● **Exercise brief**: Transcribe everything in the data word for word. Pictures are left out.

● **Raw data**:
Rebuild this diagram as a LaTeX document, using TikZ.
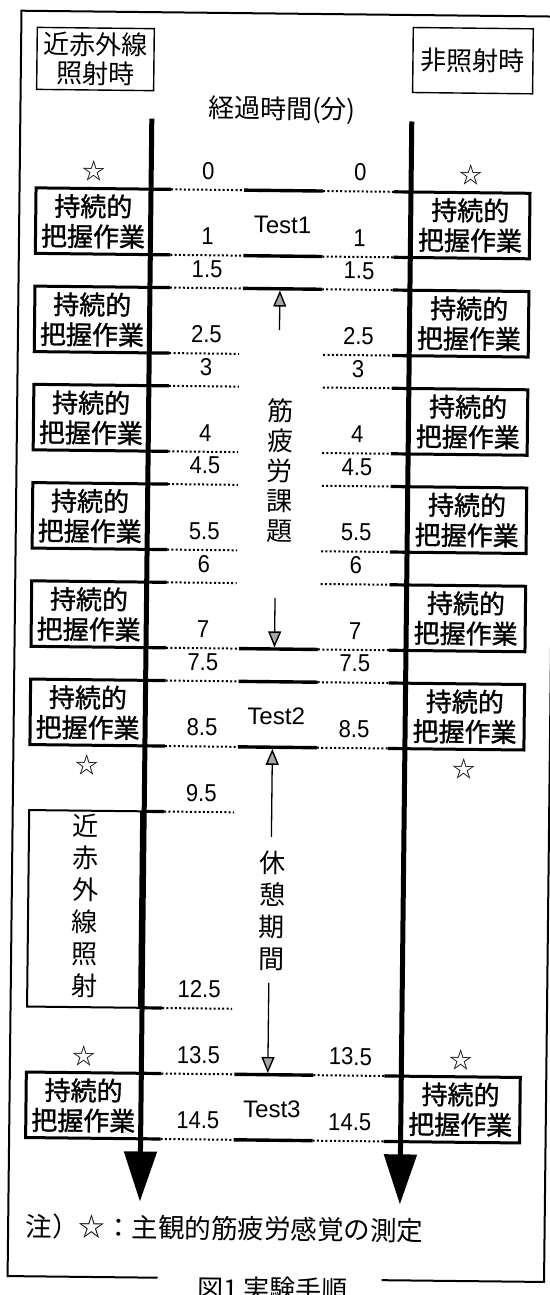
\documentclass[tikz,border=0pt]{standalone}
\usepackage{fontspec}
\setmainfont{Liberation Sans}
\newfontfamily\jp{Noto Sans CJK JP}
\newfontfamily\jpb[FakeBold=1.2]{Noto Sans CJK JP}
\newfontfamily\numf[FakeStretch=0.9]{Liberation Sans}
\usetikzlibrary{arrows.meta}
\begin{document}
\begin{tikzpicture}[x=1pt,y=-1pt,
  jbox/.style={draw, line width=3pt, inner sep=0pt, outer sep=0pt, align=center,
    font=\jpb\fontsize{26}{30}\selectfont},
  hbox/.style={draw, line width=1.4pt, inner sep=0pt, outer sep=0pt, align=center,
    font=\jp\fontsize{26}{29}\selectfont},
  jtext/.style={inner sep=0pt, align=center, font=\jp\fontsize{26}{30}\selectfont},
  vtext/.style={inner sep=0pt, align=center, font=\jp\fontsize{26}{32}\selectfont},
  numlab/.style={inner sep=0pt, font=\numf\fontsize{24.5}{24.5}\selectfont},
  testlab/.style={inner sep=0pt, font=\fontsize{24}{24}\selectfont},
  starlab/.style={inner sep=0pt, font=\jp\fontsize{23}{23}\selectfont},
  dotline/.style={line width=2pt, dash pattern=on 2pt off 2.3pt},
  stubline/.style={line width=3.2pt},
  segline/.style={line width=3.4pt},
  axisline/.style={line width=5pt, -{Triangle[length=50pt,width=32pt]}},
  smallarrow/.style={line width=1.3pt, -{Triangle[length=16pt,width=13pt,fill=black!35,line width=1.4pt]}},
  frameline/.style={line width=2pt},
]
\fill[white] (0,0) rectangle (549,1295);
\useasboundingbox (0,0) rectangle (549,1295);
\begin{scope}[rotate around={-0.63:(274.5,647.5)}, transform shape]

% outer frame
\coordinate (fbl) at (164.5,1279);
\coordinate (fbl2) at (14.5,1279);
\coordinate (ftl) at (14.5,13.5);
\coordinate (ftr) at (560,13.5);
\coordinate (fbr1) at (388.5,1279);
\coordinate (fbr2) at (551,1279);
\coordinate (fbr3) at (551,13.5);
\draw[frameline] (fbl) -- (fbl2) -- (ftl) -- (ftr);
\draw[frameline] (fbr1) -- (fbr2) -- (fbr3);

% headers
\node[hbox, minimum width=117pt, minimum height=62pt] (hl) at (89,61) {近赤外線\\照射時};
\node[hbox, minimum width=120pt, minimum height=65pt] (hr) at (466.5,58.5) {非照射時};
\node[jtext] (elapsed) at (276,110) {経過時間(分)};

% task boxes
\foreach \t [count=\j] in {0,1.5,3,4.5,6,7.5,13.5}{
  \pgfmathsetmacro{\yc}{190.5+65.5*(\t+0.5)}
  \node[jbox, minimum width=115pt, minimum height=65.5pt] (L\j) at (88.5,\yc) {持続的\\把握作業};
  \node[jbox, minimum width=119pt, minimum height=65.5pt] (R\j) at (465.5,\yc) {持続的\\把握作業};
}

% irradiation box
\node[draw, line width=2pt, minimum width=112pt, minimum height=196.5pt, inner sep=0pt] (irbox) at (87,911) {};
\node[vtext] (irtext) at (88,907.5) {近\\赤\\外\\線\\照\\射};

% time rows
\foreach \t/\lab/\k [count=\i] in {0/0/f, 1/1/f, 1.5/1.5/f, 2.5/2.5/g, 3/3/g, 4/4/g, 4.5/4.5/g, 5.5/5.5/g, 6/6/g, 7/7/f, 7.5/7.5/f, 8.5/8.5/f, 9.5/9.5/l, 12.5/12.5/l, 13.5/13.5/f, 14.5/14.5/f}{
  \pgfmathsetmacro{\yy}{190.5+65.5*\t}
  \coordinate (ra\i) at (146,\yy);
  \coordinate (rb\i) at (166,\yy);
  \coordinate (rc\i) at (236,\yy);
  \coordinate (rd\i) at (239,\yy);
  \coordinate (re\i) at (318,\yy);
  \coordinate (rf\i) at (320,\yy);
  \coordinate (rg\i) at (389,\yy);
  \coordinate (rh\i) at (406,\yy);
  \draw[stubline] (ra\i) -- (rb\i);
  \node[numlab] (nl\i) at (203,\yy-19) {\lab};
  \if l\k
    \draw[dotline] (rb\i) -- (rc\i);
  \else
    \node[numlab] (nr\i) at (355,\yy-19) {\lab};
    \draw[stubline] (rg\i) -- (rh\i);
    \if g\k
      \draw[dotline] (rb\i) -- (rc\i);
      \draw[dotline] (rf\i) -- (rg\i);
    \else
      \draw[dotline] (rb\i) -- (rd\i);
      \draw[segline] (rd\i) -- (re\i);
      \draw[dotline] (re\i) -- (rg\i);
    \fi
  \fi
}

% test labels
\node[testlab] (t1) at (278,225) {Test1};
\node[testlab] (t2) at (277,716.5) {Test2};
\node[testlab] (t3) at (277,1109.5) {Test3};

% stars
\node[starlab] (s1) at (88.5,173) {☆};
\node[starlab] (s2) at (465.5,173) {☆};
\node[starlab] (s3) at (88.5,767) {☆};
\node[starlab] (s4) at (465.5,767) {☆};
\node[starlab] (s5) at (88.5,1058) {☆};
\node[starlab] (s6) at (465.5,1058) {☆};

% fatigue task
\node[jtext] (fat) at (278,471) {筋\\疲\\労\\課\\題};
\coordinate (u1s) at (276,330);
\coordinate (u1e) at (276,290.5);
\draw[smallarrow] (u1s) -- (u1e);
\coordinate (d1s) at (274.5,598);
\coordinate (d1e) at (274.5,647.4);
\draw[smallarrow] (d1s) -- (d1e);

% rest period
\node[vtext] (rest) at (275,911) {休\\憩\\期\\間};
\coordinate (u2s) at (273.5,837);
\coordinate (u2e) at (273.5,748.9);
\draw[smallarrow] (u2s) -- (u2e);
\coordinate (d2s) at (272.5,983);
\coordinate (d2e) at (272.5,1073.1);
\draw[smallarrow] (d2s) -- (d2e);

% time axes
\coordinate (lat) at (146,120);
\coordinate (lab) at (146,1203);
\coordinate (rat) at (406,120);
\coordinate (rab) at (406,1203);
\draw[axisline] (lat) -- (lab);
\draw[axisline] (rat) -- (rab);

% note and caption
\node[anchor=west, inner sep=0pt, font=\jp\fontsize{26.5}{26.5}\selectfont] (note) at (32,1229) {注）☆：主観的筋疲労感覚の測定};
\node[inner sep=0pt, font=\jp\fontsize{26}{26}\selectfont] (cap) at (280,1289) {図1 実験手順};
\end{scope}
\end{tikzpicture}
\end{document}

● **Output for this exercise**:
Rebuild this diagram as a LaTeX document, using TikZ.
\documentclass[tikz,border=0pt]{standalone}
\usepackage{fontspec}
\setmainfont{Liberation Sans}
\newfontfamily\jp{Noto Sans CJK JP}
\newfontfamily\jpb[FakeBold=1.2]{Noto Sans CJK JP}
\newfontfamily\numf[FakeStretch=0.9]{Liberation Sans}
\usetikzlibrary{arrows.meta}
\begin{document}
\begin{tikzpicture}[x=1pt,y=-1pt,
  jbox/.style={draw, line width=3pt, inner sep=0pt, outer sep=0pt, align=center,
    font=\jpb\fontsize{26}{30}\selectfont},
  hbox/.style={draw, line width=1.4pt, inner sep=0pt, outer sep=0pt, align=center,
    font=\jp\fontsize{26}{29}\selectfont},
  jtext/.style={inner sep=0pt, align=center, font=\jp\fontsize{26}{30}\selectfont},
  vtext/.style={inner sep=0pt, align=center, font=\jp\fontsize{26}{32}\selectfont},
  numlab/.style={inner sep=0pt, font=\numf\fontsize{24.5}{24.5}\selectfont},
  testlab/.style={inner sep=0pt, font=\fontsize{24}{24}\selectfont},
  starlab/.style={inner sep=0pt, font=\jp\fontsize{23}{23}\selectfont},
  dotline/.style={line width=2pt, dash pattern=on 2pt off 2.3pt},
  stubline/.style={line width=3.2pt},
  segline/.style={line width=3.4pt},
  axisline/.style={line width=5pt, -{Triangle[length=50pt,width=32pt]}},
  smallarrow/.style={line width=1.3pt, -{Triangle[length=16pt,width=13pt,fill=black!35,line width=1.4pt]}},
  frameline/.style={line width=2pt},
]
\fill[white] (0,0) rectangle (549,1295);
\useasboundingbox (0,0) rectangle (549,1295);
\begin{scope}[rotate around={-0.63:(274.5,647.5)}, transform shape]

% outer frame
\coordinate (fbl) at (164.5,1279);
\coordinate (fbl2) at (14.5,1279);
\coordinate (ftl) at (14.5,13.5);
\coordinate (ftr) at (560,13.5);
\coordinate (fbr1) at (388.5,1279);
\coordinate (fbr2) at (551,1279);
\coordinate (fbr3) at (551,13.5);
\draw[frameline] (fbl) -- (fbl2) -- (ftl) -- (ftr);
\draw[frameline] (fbr1) -- (fbr2) -- (fbr3);

% headers
\node[hbox, minimum width=117pt, minimum height=62pt] (hl) at (89,61) {近赤外線\\照射時};
\node[hbox, minimum width=120pt, minimum height=65pt] (hr) at (466.5,58.5) {非照射時};
\node[jtext] (elapsed) at (276,110) {経過時間(分)};

% task boxes
\foreach \t [count=\j] in {0,1.5,3,4.5,6,7.5,13.5}{
  \pgfmathsetmacro{\yc}{190.5+65.5*(\t+0.5)}
  \node[jbox, minimum width=115pt, minimum height=65.5pt] (L\j) at (88.5,\yc) {持続的\\把握作業};
  \node[jbox, minimum width=119pt, minimum height=65.5pt] (R\j) at (465.5,\yc) {持続的\\把握作業};
}

% irradiation box
\node[draw, line width=2pt, minimum width=112pt, minimum height=196.5pt, inner sep=0pt] (irbox) at (87,911) {};
\node[vtext] (irtext) at (88,907.5) {近\\赤\\外\\線\\照\\射};

% time rows
\foreach \t/\lab/\k [count=\i] in {0/0/f, 1/1/f, 1.5/1.5/f, 2.5/2.5/g, 3/3/g, 4/4/g, 4.5/4.5/g, 5.5/5.5/g, 6/6/g, 7/7/f, 7.5/7.5/f, 8.5/8.5/f, 9.5/9.5/l, 12.5/12.5/l, 13.5/13.5/f, 14.5/14.5/f}{
  \pgfmathsetmacro{\yy}{190.5+65.5*\t}
  \coordinate (ra\i) at (146,\yy);
  \coordinate (rb\i) at (166,\yy);
  \coordinate (rc\i) at (236,\yy);
  \coordinate (rd\i) at (239,\yy);
  \coordinate (re\i) at (318,\yy);
  \coordinate (rf\i) at (320,\yy);
  \coordinate (rg\i) at (389,\yy);
  \coordinate (rh\i) at (406,\yy);
  \draw[stubline] (ra\i) -- (rb\i);
  \node[numlab] (nl\i) at (203,\yy-19) {\lab};
  \if l\k
    \draw[dotline] (rb\i) -- (rc\i);
  \else
    \node[numlab] (nr\i) at (355,\yy-19) {\lab};
    \draw[stubline] (rg\i) -- (rh\i);
    \if g\k
      \draw[dotline] (rb\i) -- (rc\i);
      \draw[dotline] (rf\i) -- (rg\i);
    \else
      \draw[dotline] (rb\i) -- (rd\i);
      \draw[segline] (rd\i) -- (re\i);
      \draw[dotline] (re\i) -- (rg\i);
    \fi
  \fi
}

% test labels
\node[testlab] (t1) at (278,225) {Test1};
\node[testlab] (t2) at (277,716.5) {Test2};
\node[testlab] (t3) at (277,1109.5) {Test3};

% stars
\node[starlab] (s1) at (88.5,173) {☆};
\node[starlab] (s2) at (465.5,173) {☆};
\node[starlab] (s3) at (88.5,767) {☆};
\node[starlab] (s4) at (465.5,767) {☆};
\node[starlab] (s5) at (88.5,1058) {☆};
\node[starlab] (s6) at (465.5,1058) {☆};

% fatigue task
\node[jtext] (fat) at (278,471) {筋\\疲\\労\\課\\題};
\coordinate (u1s) at (276,330);
\coordinate (u1e) at (276,290.5);
\draw[smallarrow] (u1s) -- (u1e);
\coordinate (d1s) at (274.5,598);
\coordinate (d1e) at (274.5,647.4);
\draw[smallarrow] (d1s) -- (d1e);

% rest period
\node[vtext] (rest) at (275,911) {休\\憩\\期\\間};
\coordinate (u2s) at (273.5,837);
\coordinate (u2e) at (273.5,748.9);
\draw[smallarrow] (u2s) -- (u2e);
\coordinate (d2s) at (272.5,983);
\coordinate (d2e) at (272.5,1073.1);
\draw[smallarrow] (d2s) -- (d2e);

% time axes
\coordinate (lat) at (146,120);
\coordinate (lab) at (146,1203);
\coordinate (rat) at (406,120);
\coordinate (rab) at (406,1203);
\draw[axisline] (lat) -- (lab);
\draw[axisline] (rat) -- (rab);

% note and caption
\node[anchor=west, inner sep=0pt, font=\jp\fontsize{26.5}{26.5}\selectfont] (note) at (32,1229) {注）☆：主観的筋疲労感覚の測定};
\node[inner sep=0pt, font=\jp\fontsize{26}{26}\selectfont] (cap) at (280,1289) {図1 実験手順};
\end{scope}
\end{tikzpicture}
\end{document}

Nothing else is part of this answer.